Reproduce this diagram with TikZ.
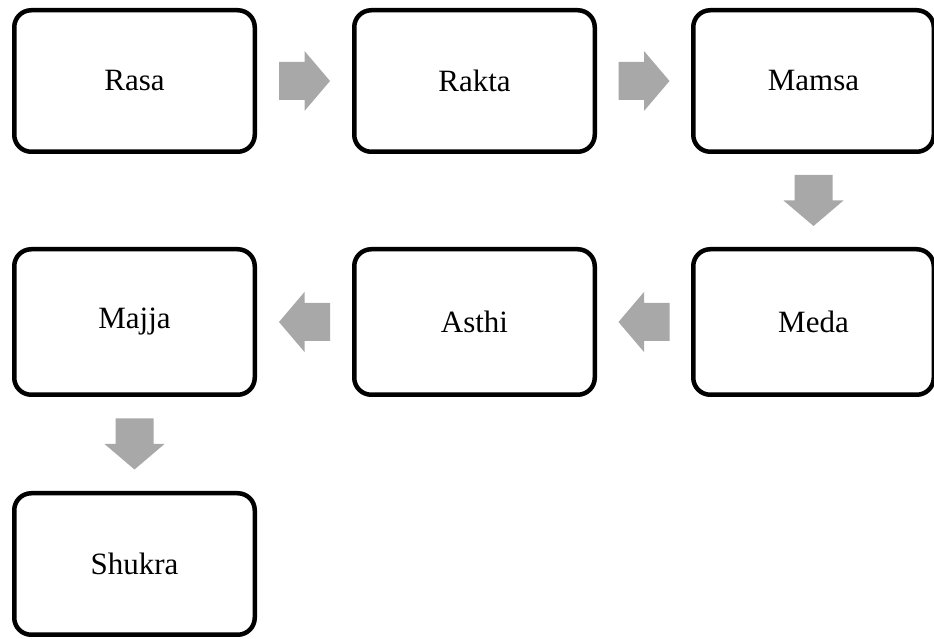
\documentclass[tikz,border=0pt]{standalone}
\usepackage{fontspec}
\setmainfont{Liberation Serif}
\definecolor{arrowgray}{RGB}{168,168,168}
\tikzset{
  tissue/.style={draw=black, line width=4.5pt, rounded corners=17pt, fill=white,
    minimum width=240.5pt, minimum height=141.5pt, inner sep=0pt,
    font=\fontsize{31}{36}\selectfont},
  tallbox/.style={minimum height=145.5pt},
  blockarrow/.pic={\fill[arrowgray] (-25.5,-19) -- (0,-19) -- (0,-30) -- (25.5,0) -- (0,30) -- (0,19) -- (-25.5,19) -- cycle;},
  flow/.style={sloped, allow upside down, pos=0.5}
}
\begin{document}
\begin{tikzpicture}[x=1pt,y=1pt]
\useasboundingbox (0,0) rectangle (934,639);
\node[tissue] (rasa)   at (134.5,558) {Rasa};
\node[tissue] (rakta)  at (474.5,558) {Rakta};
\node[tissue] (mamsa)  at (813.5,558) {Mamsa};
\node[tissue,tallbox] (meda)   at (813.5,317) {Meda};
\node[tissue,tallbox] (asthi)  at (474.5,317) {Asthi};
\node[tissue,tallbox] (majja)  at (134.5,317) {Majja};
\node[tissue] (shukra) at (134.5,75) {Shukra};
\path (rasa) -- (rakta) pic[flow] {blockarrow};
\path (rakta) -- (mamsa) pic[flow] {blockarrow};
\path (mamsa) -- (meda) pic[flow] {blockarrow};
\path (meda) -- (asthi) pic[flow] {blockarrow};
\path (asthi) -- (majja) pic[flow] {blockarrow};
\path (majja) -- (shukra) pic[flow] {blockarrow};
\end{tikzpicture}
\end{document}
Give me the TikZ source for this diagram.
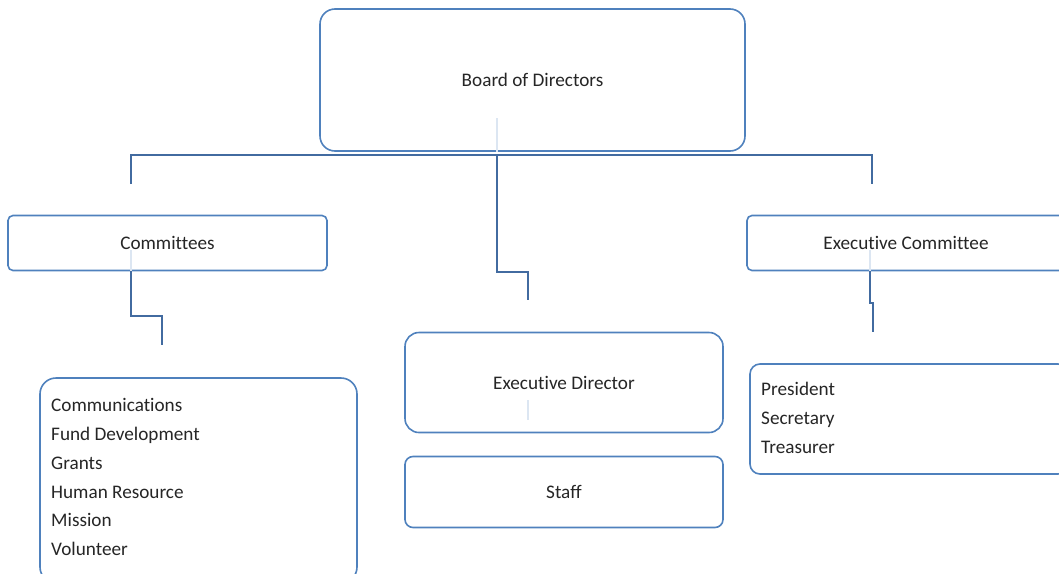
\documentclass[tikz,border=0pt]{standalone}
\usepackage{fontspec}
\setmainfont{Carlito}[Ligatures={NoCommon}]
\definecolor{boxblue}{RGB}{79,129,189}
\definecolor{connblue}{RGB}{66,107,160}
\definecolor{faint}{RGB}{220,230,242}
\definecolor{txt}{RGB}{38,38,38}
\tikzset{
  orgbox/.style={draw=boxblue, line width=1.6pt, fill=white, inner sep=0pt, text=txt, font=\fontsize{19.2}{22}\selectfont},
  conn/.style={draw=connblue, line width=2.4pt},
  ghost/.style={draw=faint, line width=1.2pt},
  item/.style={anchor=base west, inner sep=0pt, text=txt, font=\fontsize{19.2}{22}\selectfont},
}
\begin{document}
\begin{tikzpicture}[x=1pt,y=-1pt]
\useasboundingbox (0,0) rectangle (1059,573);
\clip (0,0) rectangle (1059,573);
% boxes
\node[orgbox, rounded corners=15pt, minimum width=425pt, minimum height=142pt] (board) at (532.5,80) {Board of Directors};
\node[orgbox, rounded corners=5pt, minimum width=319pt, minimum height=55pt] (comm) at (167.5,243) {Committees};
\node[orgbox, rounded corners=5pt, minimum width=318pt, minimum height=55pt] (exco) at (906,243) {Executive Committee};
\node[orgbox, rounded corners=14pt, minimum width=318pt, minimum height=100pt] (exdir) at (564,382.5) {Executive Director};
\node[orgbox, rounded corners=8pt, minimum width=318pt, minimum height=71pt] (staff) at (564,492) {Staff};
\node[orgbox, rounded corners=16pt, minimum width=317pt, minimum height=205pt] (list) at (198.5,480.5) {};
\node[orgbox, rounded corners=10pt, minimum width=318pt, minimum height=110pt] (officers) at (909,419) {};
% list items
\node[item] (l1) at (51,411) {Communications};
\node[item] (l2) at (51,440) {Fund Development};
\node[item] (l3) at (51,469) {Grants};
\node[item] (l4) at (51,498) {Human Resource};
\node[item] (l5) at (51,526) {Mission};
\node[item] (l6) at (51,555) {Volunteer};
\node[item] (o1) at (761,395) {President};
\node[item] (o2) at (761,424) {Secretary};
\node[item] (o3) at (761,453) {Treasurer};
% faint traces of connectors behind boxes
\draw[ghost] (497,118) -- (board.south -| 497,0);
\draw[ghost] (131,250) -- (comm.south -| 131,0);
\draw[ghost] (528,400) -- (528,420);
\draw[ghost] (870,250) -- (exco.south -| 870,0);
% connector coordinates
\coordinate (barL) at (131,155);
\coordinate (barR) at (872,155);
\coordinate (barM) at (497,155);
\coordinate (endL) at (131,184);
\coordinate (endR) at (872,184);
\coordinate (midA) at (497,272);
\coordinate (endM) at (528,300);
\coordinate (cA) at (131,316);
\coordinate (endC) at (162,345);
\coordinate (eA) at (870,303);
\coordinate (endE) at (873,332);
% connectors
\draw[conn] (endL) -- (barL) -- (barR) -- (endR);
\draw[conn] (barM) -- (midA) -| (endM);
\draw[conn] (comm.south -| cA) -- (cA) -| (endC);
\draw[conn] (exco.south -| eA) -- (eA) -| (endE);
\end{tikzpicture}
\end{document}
★ ★ ★ ★ ★ ★ ★
- **What is required**: All lines holding the word "this" should be picked out and copied.

- **Exercise result**:
Reproduce this diagram with TikZ.
Give me the TikZ source for this diagram.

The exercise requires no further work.